The issue of, subscription to or purchase of securities is subject to special statutory or regulatory restrictions in certain jurisdictions. Persons who may be in possession of this communication or of Bonds must inform themselves about and comply with these restrictions in connection with the distribution of the Prospectus and the offer and sale of the Bonds. The Issuer is not liable in the event that there is a violation by any person of these restrictions.
No public offering shall be made of any securities, referred to in this document, in the United States. The securities referred to in this document have not been, and will not be, registered under the U.S. Securities Act of 1933, as amended (the “Securities Act”) or with any other supervisory authority of securities of any state or other jurisdiction of the United States. The securities referred to in this document will only be offered and sold to persons outside the United States in reliance on Regulation S under the Securities Act (“Regulation S”)and may not be offered, sold or delivered in any other way, directly or indirectly, within the United States or to, or for the account of, U.S. persons (as defined in Regulation S) except pursuant to an exemption from, or in a transaction not subject to, the registration requirements of the Securities Act and applicable state laws.

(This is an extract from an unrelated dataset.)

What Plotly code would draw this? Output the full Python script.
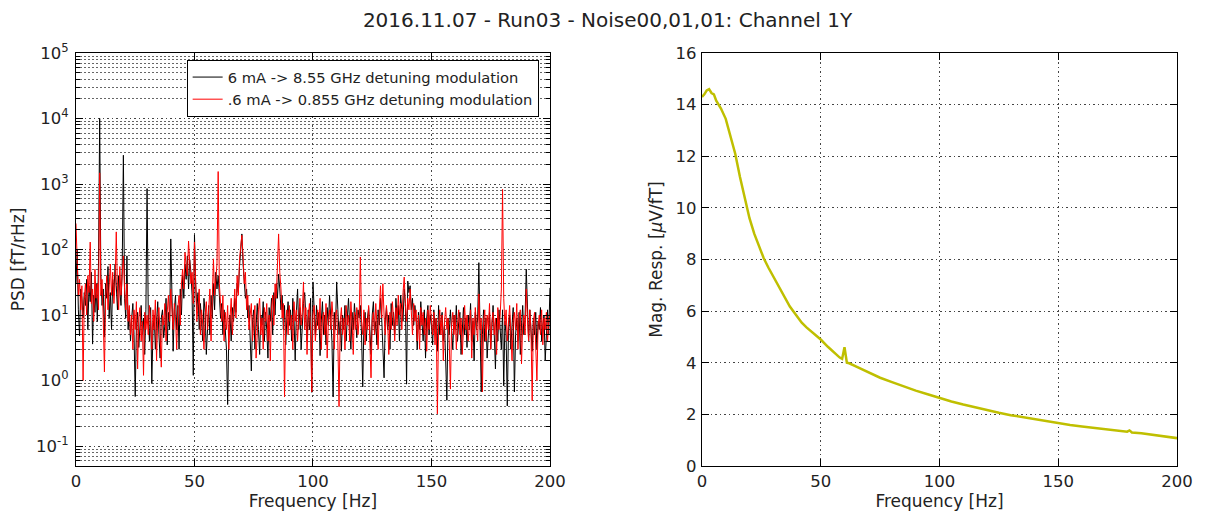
import numpy as np
import plotly.graph_objects as go

# PSD spectra, 0.5 Hz bins from 0 to 200 Hz
freq = np.arange(0, 200.5, 0.5)

psd_6mA = [
    30, 100, 12, 4.8, 25, 18, 9, 22, 14, 35, 6, 28, 16, 45, 3.6, 20, 11, 30, 8, 60,
    10000, 40, 14, 25, 4.6, 30, 18, 55, 9, 22, 6, 35, 20, 60, 28, 12, 40, 24, 14, 50,
    2750, 18, 9, 80, 6, 12, 4, 9, 15, 5, 0.57, 7, 11, 3.2, 8, 14, 5, 9, 2.5, 12,
    850, 10, 4, 13, 0.9, 6, 10, 3, 8, 16, 5, 2.2, 9, 12, 4.5, 7, 18, 3.5, 11, 6,
    145, 8, 2.8, 12, 20, 6, 14, 3, 25, 10, 40, 18, 60, 35, 80, 25, 70, 45, 20, 1.2,
    167, 30, 12, 22, 6, 15, 9, 4, 18, 11, 2.5, 8, 14, 5, 20, 9, 30, 12, 45, 25,
    40, 20, 9, 15, 5, 12, 7, 3, 0.43, 6, 10, 4, 13, 8, 18, 11, 30, 22, 55, 90,
    173, 60, 35, 18, 25, 9, 14, 5, 1.4, 8, 12, 3, 9, 15, 6, 2.5, 10, 7, 16, 4,
    11, 6, 2.2, 13, 8, 18, 5, 22, 10, 30, 18, 42, 25, 12, 20, 6, 14, 3.5, 9, 16,
    7, 12, 4, 18, 9, 2, 11, 25, 6, 13, 3, 9, 15, 22, 8, 4, 12, 6, 18, 0.66,
    32, 9, 5, 14, 7, 11, 2.4, 8, 16, 5, 10, 3.5, 13, 7, 20, 9, 4, 0.56, 11, 6,
    32, 12, 5, 8, 2.8, 10, 6, 14, 4, 9, 18, 7, 3, 11, 6, 15, 8, 4.5, 12, 9,
    14, 5, 0.8, 7, 11, 4, 9, 13, 6, 2.5, 10, 16, 5, 8, 3.5, 12, 7, 18, 9, 4,
    1.1, 8, 13, 6, 10, 3, 15, 7, 11, 5, 18, 9, 14, 4, 20, 12, 8, 25, 15, 0.88,
    33, 22, 28, 12, 18, 7, 14, 9, 3, 11, 6, 16, 8, 4, 12, 2.2, 9, 14, 5, 10,
    7, 3.5, 12, 6, 9, 2.8, 14, 5, 8, 11, 4, 7, 2, 0.5, 9, 5, 12, 6, 3, 10,
    6, 14, 4, 8, 11, 2.5, 7, 13, 5, 9, 3.2, 10, 6, 15, 4, 8, 2, 11, 6, 9,
    63, 8, 0.67, 5, 12, 4, 9, 2.2, 7, 11, 3, 6, 14, 5, 1.5, 9, 4, 12, 7, 3,
    12, 0.83, 8, 5, 0.41, 6, 10, 3, 7, 13, 0.67, 5, 9, 4, 11, 2.5, 7, 14, 5, 9,
    50, 8, 4, 12, 6, 2.8, 9, 5, 11, 3, 8, 6, 13, 4, 7, 10, 2, 6, 12, 5,
    26,
]

psd_06mA = [
    250, 45, 20, 35, 12, 28, 1.0, 18, 30, 10, 40, 22, 130, 15, 25, 8, 50, 18, 30, 12,
    1480, 20, 35, 9, 1.35, 18, 40, 12, 28, 60, 20, 45, 15, 30, 186, 25, 12, 55, 20, 35,
    80, 25, 12, 30, 8, 14, 5, 10, 3, 12, 6, 16, 1.5, 9, 13, 4, 8, 1.2, 11, 6,
    10, 5, 14, 8, 3, 12, 6, 17, 2, 9, 13, 5, 1.6, 10, 7, 15, 4, 11, 20, 8,
    25, 12, 6, 15, 9, 3, 13, 20, 7, 30, 50, 25, 90, 55, 40, 135, 60, 30, 45, 15,
    130, 20, 8, 14, 25, 5, 12, 7, 3, 10, 16, 6, 11, 25, 4, 14, 72, 20, 35, 60,
    1550, 30, 15, 8, 20, 4, 11, 6, 14, 3, 9, 18, 5, 12, 25, 9, 40, 20, 70, 110,
    165, 80, 30, 45, 12, 20, 6, 10, 15, 4, 9, 14, 2.2, 7, 12, 18, 5, 9, 3, 13,
    8, 15, 4, 10, 2, 12, 20, 7, 30, 18, 60, 173, 45, 25, 9, 15, 0.56, 8, 12, 5,
    14, 6, 10, 3, 16, 8, 12, 4, 9, 18, 7, 11, 32, 6, 13, 2.5, 9, 15, 5, 0.67,
    10, 14, 4, 8, 12, 6, 18, 3, 9, 11, 5, 15, 2.2, 8, 12, 6, 16, 9, 3, 10,
    12, 4, 0.4, 8, 13, 5, 9, 3, 14, 7, 10, 4, 16, 8, 2.5, 11, 6, 13, 5, 9,
    77, 8, 5, 12, 3.5, 9, 6, 14, 4, 1.1, 8, 11, 5, 15, 7, 3, 12, 28, 9, 30,
    10, 5, 14, 8, 2.5, 11, 6, 16, 9, 4, 13, 7, 20, 10, 15, 6, 22, 38, 14, 8,
    18, 12, 25, 9, 5, 15, 8, 12, 4, 10, 3, 13, 7, 11, 5, 9, 2.8, 12, 6, 14,
    8, 5, 11, 3.5, 9, 0.31, 7, 12, 5, 10, 2, 8, 13, 6, 9, 4, 0.74, 7, 11, 5,
    10, 3, 7, 12, 5, 9, 2.5, 8, 14, 6, 10, 4, 7, 12, 2.2, 9, 5, 13, 7, 4,
    21, 6, 9, 0.67, 8, 12, 4, 10, 6, 15, 3, 8, 11, 5, 9, 2.5, 13, 6, 10, 25,
    830, 18, 7, 12, 4, 9, 14, 5, 2, 8, 11, 6, 15, 3, 9, 12, 1.8, 7, 10, 5,
    25, 9, 4, 12, 6, 0.49, 8, 11, 3, 0.99, 7, 10, 5, 12, 3.5, 9, 6, 11, 4, 8,
    10,
]

# magnitude response
freq_resp = [0, 1, 2, 3, 4, 5, 6, 8, 10, 12, 14, 16, 18, 20, 22, 24, 26, 28, 30, 32,
             35, 37, 40, 42, 44, 46, 48, 50, 53, 56, 58, 59, 60, 61, 62, 65, 70, 75, 80, 85, 90,
             95, 100, 105, 110, 115, 120, 125, 130, 135, 140, 145, 150, 155, 160, 165, 170,
             175, 178, 179, 180, 181, 185, 190, 195, 200]
mag_resp = [14.3, 14.4, 14.55, 14.6, 14.45, 14.4, 14.15, 13.85, 13.45, 12.8, 12.1, 11.2, 10.4, 9.6,
            9.0, 8.5, 8.05, 7.68, 7.35, 7.0, 6.5, 6.18, 5.8, 5.55, 5.37, 5.22, 5.07, 4.9, 4.62,
            4.35, 4.2, 4.15, 4.6, 4.0, 3.98, 3.85, 3.62, 3.42, 3.25, 3.08, 2.92, 2.78, 2.63,
            2.5, 2.38, 2.27, 2.17, 2.06, 1.97, 1.89, 1.81, 1.73, 1.66, 1.59, 1.53, 1.48,
            1.43, 1.38, 1.35, 1.33, 1.38, 1.3, 1.27, 1.21, 1.15, 1.08]

font = "DejaVu Sans"

fig = go.Figure()
fig.add_trace(go.Scatter(x=freq, y=psd_6mA, mode="lines", line=dict(color="black", width=1),
                         name="6 mA -> 8.55 GHz detuning modulation", xaxis="x", yaxis="y"))
fig.add_trace(go.Scatter(x=freq, y=psd_06mA, mode="lines", line=dict(color="red", width=1),
                         name=".6 mA -> 0.855 GHz detuning modulation", xaxis="x", yaxis="y"))
fig.add_trace(go.Scatter(x=freq_resp, y=mag_resp, mode="lines", line=dict(color="#bfbf00", width=2.5),
                         showlegend=False, xaxis="x2", yaxis="y2"))

decades = [0.1, 1, 10, 100, 1000, 10000, 100000]
dec_text = ["10<sup>-1</sup>", "10<sup>0</sup>", "10<sup>1</sup>", "10<sup>2</sup>",
            "10<sup>3</sup>", "10<sup>4</sup>", "10<sup>5</sup>"]
minor_vals = [m * d for d in [0.01, 0.1, 1, 10, 100, 1000, 10000] for m in range(2, 10)]

axis_common = dict(showline=True, linecolor="black", linewidth=1.2, mirror="ticks",
                   ticks="inside", ticklen=7, tickcolor="black", zeroline=False, automargin=False,
                   showgrid=True, gridcolor="#444", griddash="1.5px,3px", gridwidth=0.8,
                   tickfont=dict(family=font, size=16.5, color="#222"))

# page body adds an 8px margin, so the figure is sized 8px smaller
fig.update_layout(
    width=1199, height=508,
    margin=dict(l=0, r=0, t=0, b=0),
    paper_bgcolor="white", plot_bgcolor="white",
    font=dict(family=font, color="#222"),
    title=dict(text="2016.11.07 - Run03 - Noise00,01,01: Channel 1Y", x=0.5, xanchor="center",
               y=0.9754, yanchor="middle", font=dict(family=font, size=20, color="#222")),
    xaxis=dict(domain=[0.0567, 0.452], range=[0, 200], tickvals=[0, 50, 100, 150, 200],
               title=dict(text="Frequency [Hz]", font=dict(size=17), standoff=4),
               anchor="y", **axis_common),
    yaxis=dict(domain=[0.0984, 0.9114], type="log", range=[-1.305, 5],
               tickvals=decades, ticktext=dec_text, ticklabelstandoff=3,
               minor=dict(tickvals=minor_vals, ticks="inside", ticklen=4, tickcolor="black",
                          showgrid=True, gridcolor="#666", griddash="2px,2px", gridwidth=0.6),
               title=dict(text="PSD [fT/rHz]", font=dict(size=17), standoff=8),
               anchor="x", **axis_common),
    xaxis2=dict(domain=[0.5788, 0.975], range=[0, 200], tickvals=[0, 50, 100, 150, 200],
                title=dict(text="Frequency [Hz]", font=dict(size=17), standoff=4),
                anchor="y2", **axis_common),
    yaxis2=dict(domain=[0.0984, 0.9114], range=[0, 16], tickvals=list(range(0, 17, 2)),
                ticklabelstandoff=1,
                title=dict(text="Mag. Resp. [<i>μ</i>V/fT]", font=dict(size=17), standoff=8),
                anchor="x2", **axis_common),
    legend=dict(x=0.149, y=0.8976, xanchor="left", yanchor="top", bgcolor="white",
                bordercolor="black", borderwidth=1, font=dict(family=font, size=14.7, color="#222"),
                tracegroupgap=0),
)

fig.write_html("out.html")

The securities referred to in this document have not been approved or rejected by the SEC, any other supervisory authority of securities of any state or other supervisory body of the United States, nor have these authorities assessed the appropriateness of this proposed offer or the adequateness or accuracy of this document. Any statement to the contrary is a criminal offence in the United States.
This document is not an offering document or prospectus in connection with an offering of securities by the Issuer. Investors may not accept an offering of securities that are mentioned in this document nor acquire them unless they do this on the basis of information contained in the Prospectus.